Reproduce the listing below character for character; drop every image.

■ **AVAILABLE DATA**
_____

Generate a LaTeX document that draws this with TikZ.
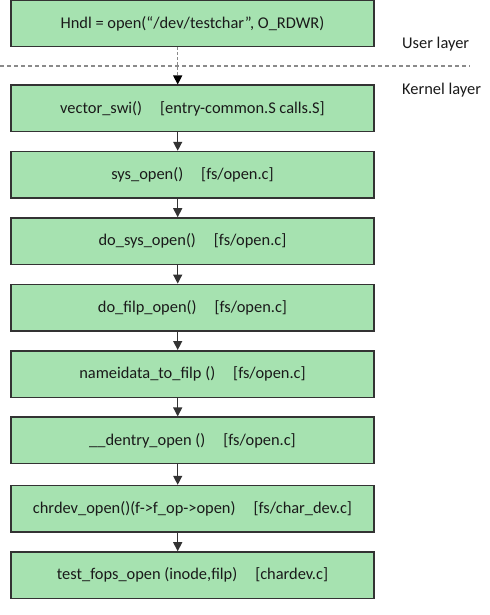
\documentclass[tikz,border=0pt]{standalone}
\usepackage{fontspec}
\setmainfont{Carlito}
\usetikzlibrary{arrows.meta}
\definecolor{boxgreen}{HTML}{A6E2B0}
\definecolor{boxline}{HTML}{333333}
\definecolor{txt}{HTML}{1A1A1A}
\definecolor{dashgray}{HTML}{8A8A8A}
\tikzset{
  box/.style={draw=boxline, line width=1.5bp, fill=boxgreen, minimum width=363bp, minimum height=46.5bp, inner sep=0pt, text=txt, font=\fontsize{16.4bp}{19bp}\selectfont},
  arr/.style={draw=boxline, line width=1.3bp, -{Triangle[length=9bp,width=9bp]}},
  darr/.style={draw=dashgray, line width=1.3bp, dash pattern=on 3bp off 2bp, -{Triangle[length=9bp,width=9bp,color=black,fill=black]}},
  lbl/.style={anchor=west, inner sep=0pt, text=txt, font=\fontsize{16.4bp}{19bp}\selectfont},
}
\newcommand{\gap}{\hspace{18bp}}
\begin{document}
\begin{tikzpicture}[x=1bp,y=-1bp]
\useasboundingbox (0,0) rectangle (490,615);
\fill[white] (0,0) rectangle (490,615);
\begin{scope}
\clip (0,0) rectangle (490,615);
\node[box] (b0) at (192.5,23.5) {Hndl = open(“/dev/testchar”, O\_RDWR)};
\end{scope}
\node[box] (b1) at (192.5,108.5) {vector\_swi()\gap[entry-common.S calls.S]};
\node[box] (b2) at (192.5,174.8) {sys\_open()\gap[fs/open.c]};
\node[box] (b3) at (192.5,241.2) {do\_sys\_open()\gap[fs/open.c]};
\node[box] (b4) at (192.5,307.6) {do\_filp\_open()\gap[fs/open.c]};
\node[box] (b5) at (192.5,374.0) {nameidata\_to\_filp ()\gap[fs/open.c]};
\node[box] (b6) at (192.5,440.4) {\_\_dentry\_open ()\gap[fs/open.c]};
\node[box] (b7) at (192.5,508.8) {chrdev\_open()(f->f\_op->open)\gap[fs/char\_dev.c]};
\node[box] (b8) at (192.5,575.2) {test\_fops\_open (inode,filp)\gap[chardev.c]};
\coordinate (dl) at (0,66);
\coordinate (dr) at (470,66);
\draw[dashgray, line width=1.2bp, dash pattern=on 4bp off 3bp] (dl) -- (dr);
\node[lbl] (ul) at (402,44.5) {User layer};
\node[lbl] (kl) at (402,90.5) {Kernel layer};
\draw[darr] ([xshift=-14.8bp]b0.south) -- ([xshift=-14.8bp]b1.north);
\foreach \a/\b in {b1/b2,b2/b3,b3/b4,b4/b5,b5/b6,b6/b7,b7/b8}{
  \draw[arr] ([xshift=-14.8bp]\a.south) -- ([xshift=-14.8bp]\b.north);
}
\end{tikzpicture}
\end{document}
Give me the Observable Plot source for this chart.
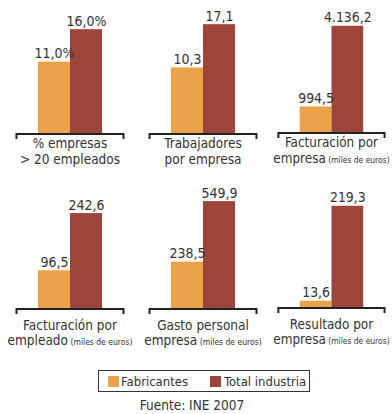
<!DOCTYPE html>
<html><head><meta charset="utf-8">
<script src="https://cdn.jsdelivr.net/npm/d3@7"></script>
<script src="https://cdn.jsdelivr.net/npm/@observablehq/plot@0.6"></script>
<style>
body{margin:0;background:#fff;}
#root{position:relative;width:392px;height:414px;overflow:hidden;font-family:"DejaVu Sans Condensed","Liberation Sans",sans-serif;color:#333;}
.panel{position:absolute;}
.panel svg{overflow:visible;}
#legend{position:absolute;left:98px;top:370px;width:210px;height:20px;border:1.5px solid #333;font-size:13px;line-height:13px;white-space:nowrap;}
#legend span{position:absolute;}
#legend .sw{width:11px;height:11px;top:4.5px;}
#legend .lab{top:4px;}
#source{position:absolute;left:0;width:384px;top:399px;text-align:center;font-size:13.5px;line-height:13.5px;color:#333;}
</style></head><body><div id="root"></div>
<script>
const series = ["Fabricantes", "Total industria"];
const line1 = ["% empresas", "Trabajadores", "Facturación por", "Facturación por", "Gasto personal", "Resultado por"];
const line2 = ["> 20 empleados", "por empresa", "empresa", "empleado", "empresa", "empresa"];
const unit = ["", "", "(miles de euros)", "(miles de euros)", "(miles de euros)", "(miles de euros)"];
const fabricantes = [11.0, 10.3, 994.5, 96.5, 238.5, 13.6];
const totalIndustria = [16.0, 17.1, 4136.2, 242.6, 549.9, 219.3];
const suffix = ["%", "", "", "", "", ""];
const axisMax = [20.5, 20.9, 5140, 340, 684, 286];

const colors = ["#eba34b", "#9d443b"];
const font = '"DejaVu Sans Condensed","Liberation Sans",sans-serif';
const es = d3.formatLocale({decimal: ",", thousands: ".", grouping: [3], currency: ["", "€"]});
const fmt = es.format(",.1f");

const root = document.getElementById("root");
const lefts = [0, 133, 262];
const tops = [0, 175];
const labelOff = [[15, 31], [22, 37]];

for (let i = 0; i < 6; i++) {
  const row = Math.floor(i / 3), col = i % 3;
  const data = series.map((s, j) => ({series: s, value: j ? totalIndustria[i] : fabricantes[i]}));
  const plot = Plot.plot({
    width: 131, height: 175,
    marginTop: 0, marginBottom: 42, marginLeft: 16, marginRight: 7,
    x: {domain: series, paddingInner: 0, paddingOuter: 0.6875, axis: null},
    y: {domain: [0, axisMax[i]], axis: null},
    color: {domain: series, range: colors},
    style: {fontFamily: font, fontSize: "14px", color: "#333", background: "transparent"},
    marks: [
      Plot.barY(data, {x: "series", y: "value", fill: "series"}),
      Plot.text(data, {x: "series", y: "value", text: d => fmt(d.value) + suffix[i], dy: -4, lineAnchor: "bottom", fill: "#333", fontSize: 14})
    ]
  });
  const div = document.createElement("div");
  div.className = "panel";
  div.style.left = lefts[col] + "px";
  div.style.top = tops[row] + "px";
  div.appendChild(plot);
  root.appendChild(div);
  const svg = d3.select(plot);
  const yb = 133;
  svg.append("path")
    .attr("d", `M16.5,${yb + 6}V${yb + 1}H123.5V${yb + 6}`)
    .attr("fill", "none").attr("stroke", "#222").attr("stroke-width", 2);
  const cx = (16 + 124) / 2;
  svg.append("text").attr("x", cx).attr("y", yb + labelOff[row][0])
    .attr("text-anchor", "middle").attr("fill", "#333")
    .style("font-family", font).style("font-size", "13.5px").text(line1[i]);
  const t2 = svg.append("text").attr("x", cx).attr("y", yb + labelOff[row][1])
    .attr("text-anchor", "middle").attr("fill", "#333")
    .style("font-family", font).style("font-size", "13.5px");
  t2.append("tspan").text(line2[i]);
  if (unit[i]) t2.append("tspan").style("font-size", "8.5px").text(" " + unit[i]);
}

const legend = document.createElement("div");
legend.id = "legend";
legend.innerHTML = `<span class="sw" style="background:${colors[0]};left:8.5px"></span><span class="lab" style="left:22px">${series[0]}</span>` +
  `<span class="sw" style="background:${colors[1]};left:110.5px"></span><span class="lab" style="left:125px">${series[1]}</span>`;
root.appendChild(legend);

const source = document.createElement("div");
source.id = "source";
source.textContent = "Fuente: INE 2007";
root.appendChild(source);
</script>
</body></html>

_____

■ **WRITTEN REPLY**
Generate a LaTeX document that draws this with TikZ.
\documentclass[tikz,border=0pt]{standalone}
\usepackage{fontspec}
\setmainfont{Carlito}
\usetikzlibrary{arrows.meta}
\definecolor{boxgreen}{HTML}{A6E2B0}
\definecolor{boxline}{HTML}{333333}
\definecolor{txt}{HTML}{1A1A1A}
\definecolor{dashgray}{HTML}{8A8A8A}
\tikzset{
  box/.style={draw=boxline, line width=1.5bp, fill=boxgreen, minimum width=363bp, minimum height=46.5bp, inner sep=0pt, text=txt, font=\fontsize{16.4bp}{19bp}\selectfont},
  arr/.style={draw=boxline, line width=1.3bp, -{Triangle[length=9bp,width=9bp]}},
  darr/.style={draw=dashgray, line width=1.3bp, dash pattern=on 3bp off 2bp, -{Triangle[length=9bp,width=9bp,color=black,fill=black]}},
  lbl/.style={anchor=west, inner sep=0pt, text=txt, font=\fontsize{16.4bp}{19bp}\selectfont},
}
\newcommand{\gap}{\hspace{18bp}}
\begin{document}
\begin{tikzpicture}[x=1bp,y=-1bp]
\useasboundingbox (0,0) rectangle (490,615);
\fill[white] (0,0) rectangle (490,615);
\begin{scope}
\clip (0,0) rectangle (490,615);
\node[box] (b0) at (192.5,23.5) {Hndl = open(“/dev/testchar”, O\_RDWR)};
\end{scope}
\node[box] (b1) at (192.5,108.5) {vector\_swi()\gap[entry-common.S calls.S]};
\node[box] (b2) at (192.5,174.8) {sys\_open()\gap[fs/open.c]};
\node[box] (b3) at (192.5,241.2) {do\_sys\_open()\gap[fs/open.c]};
\node[box] (b4) at (192.5,307.6) {do\_filp\_open()\gap[fs/open.c]};
\node[box] (b5) at (192.5,374.0) {nameidata\_to\_filp ()\gap[fs/open.c]};
\node[box] (b6) at (192.5,440.4) {\_\_dentry\_open ()\gap[fs/open.c]};
\node[box] (b7) at (192.5,508.8) {chrdev\_open()(f->f\_op->open)\gap[fs/char\_dev.c]};
\node[box] (b8) at (192.5,575.2) {test\_fops\_open (inode,filp)\gap[chardev.c]};
\coordinate (dl) at (0,66);
\coordinate (dr) at (470,66);
\draw[dashgray, line width=1.2bp, dash pattern=on 4bp off 3bp] (dl) -- (dr);
\node[lbl] (ul) at (402,44.5) {User layer};
\node[lbl] (kl) at (402,90.5) {Kernel layer};
\draw[darr] ([xshift=-14.8bp]b0.south) -- ([xshift=-14.8bp]b1.north);
\foreach \a/\b in {b1/b2,b2/b3,b3/b4,b4/b5,b5/b6,b6/b7,b7/b8}{
  \draw[arr] ([xshift=-14.8bp]\a.south) -- ([xshift=-14.8bp]\b.north);
}
\end{tikzpicture}
\end{document}
Give me the Observable Plot source for this chart.
<!DOCTYPE html>
<html><head><meta charset="utf-8">
<script src="https://cdn.jsdelivr.net/npm/d3@7"></script>
<script src="https://cdn.jsdelivr.net/npm/@observablehq/plot@0.6"></script>
<style>
body{margin:0;background:#fff;}
#root{position:relative;width:392px;height:414px;overflow:hidden;font-family:"DejaVu Sans Condensed","Liberation Sans",sans-serif;color:#333;}
.panel{position:absolute;}
.panel svg{overflow:visible;}
#legend{position:absolute;left:98px;top:370px;width:210px;height:20px;border:1.5px solid #333;font-size:13px;line-height:13px;white-space:nowrap;}
#legend span{position:absolute;}
#legend .sw{width:11px;height:11px;top:4.5px;}
#legend .lab{top:4px;}
#source{position:absolute;left:0;width:384px;top:399px;text-align:center;font-size:13.5px;line-height:13.5px;color:#333;}
</style></head><body><div id="root"></div>
<script>
const series = ["Fabricantes", "Total industria"];
const line1 = ["% empresas", "Trabajadores", "Facturación por", "Facturación por", "Gasto personal", "Resultado por"];
const line2 = ["> 20 empleados", "por empresa", "empresa", "empleado", "empresa", "empresa"];
const unit = ["", "", "(miles de euros)", "(miles de euros)", "(miles de euros)", "(miles de euros)"];
const fabricantes = [11.0, 10.3, 994.5, 96.5, 238.5, 13.6];
const totalIndustria = [16.0, 17.1, 4136.2, 242.6, 549.9, 219.3];
const suffix = ["%", "", "", "", "", ""];
const axisMax = [20.5, 20.9, 5140, 340, 684, 286];

const colors = ["#eba34b", "#9d443b"];
const font = '"DejaVu Sans Condensed","Liberation Sans",sans-serif';
const es = d3.formatLocale({decimal: ",", thousands: ".", grouping: [3], currency: ["", "€"]});
const fmt = es.format(",.1f");

const root = document.getElementById("root");
const lefts = [0, 133, 262];
const tops = [0, 175];
const labelOff = [[15, 31], [22, 37]];

for (let i = 0; i < 6; i++) {
  const row = Math.floor(i / 3), col = i % 3;
  const data = series.map((s, j) => ({series: s, value: j ? totalIndustria[i] : fabricantes[i]}));
  const plot = Plot.plot({
    width: 131, height: 175,
    marginTop: 0, marginBottom: 42, marginLeft: 16, marginRight: 7,
    x: {domain: series, paddingInner: 0, paddingOuter: 0.6875, axis: null},
    y: {domain: [0, axisMax[i]], axis: null},
    color: {domain: series, range: colors},
    style: {fontFamily: font, fontSize: "14px", color: "#333", background: "transparent"},
    marks: [
      Plot.barY(data, {x: "series", y: "value", fill: "series"}),
      Plot.text(data, {x: "series", y: "value", text: d => fmt(d.value) + suffix[i], dy: -4, lineAnchor: "bottom", fill: "#333", fontSize: 14})
    ]
  });
  const div = document.createElement("div");
  div.className = "panel";
  div.style.left = lefts[col] + "px";
  div.style.top = tops[row] + "px";
  div.appendChild(plot);
  root.appendChild(div);
  const svg = d3.select(plot);
  const yb = 133;
  svg.append("path")
    .attr("d", `M16.5,${yb + 6}V${yb + 1}H123.5V${yb + 6}`)
    .attr("fill", "none").attr("stroke", "#222").attr("stroke-width", 2);
  const cx = (16 + 124) / 2;
  svg.append("text").attr("x", cx).attr("y", yb + labelOff[row][0])
    .attr("text-anchor", "middle").attr("fill", "#333")
    .style("font-family", font).style("font-size", "13.5px").text(line1[i]);
  const t2 = svg.append("text").attr("x", cx).attr("y", yb + labelOff[row][1])
    .attr("text-anchor", "middle").attr("fill", "#333")
    .style("font-family", font).style("font-size", "13.5px");
  t2.append("tspan").text(line2[i]);
  if (unit[i]) t2.append("tspan").style("font-size", "8.5px").text(" " + unit[i]);
}

const legend = document.createElement("div");
legend.id = "legend";
legend.innerHTML = `<span class="sw" style="background:${colors[0]};left:8.5px"></span><span class="lab" style="left:22px">${series[0]}</span>` +
  `<span class="sw" style="background:${colors[1]};left:110.5px"></span><span class="lab" style="left:125px">${series[1]}</span>`;
root.appendChild(legend);

const source = document.createElement("div");
source.id = "source";
source.textContent = "Fuente: INE 2007";
root.appendChild(source);
</script>
</body></html>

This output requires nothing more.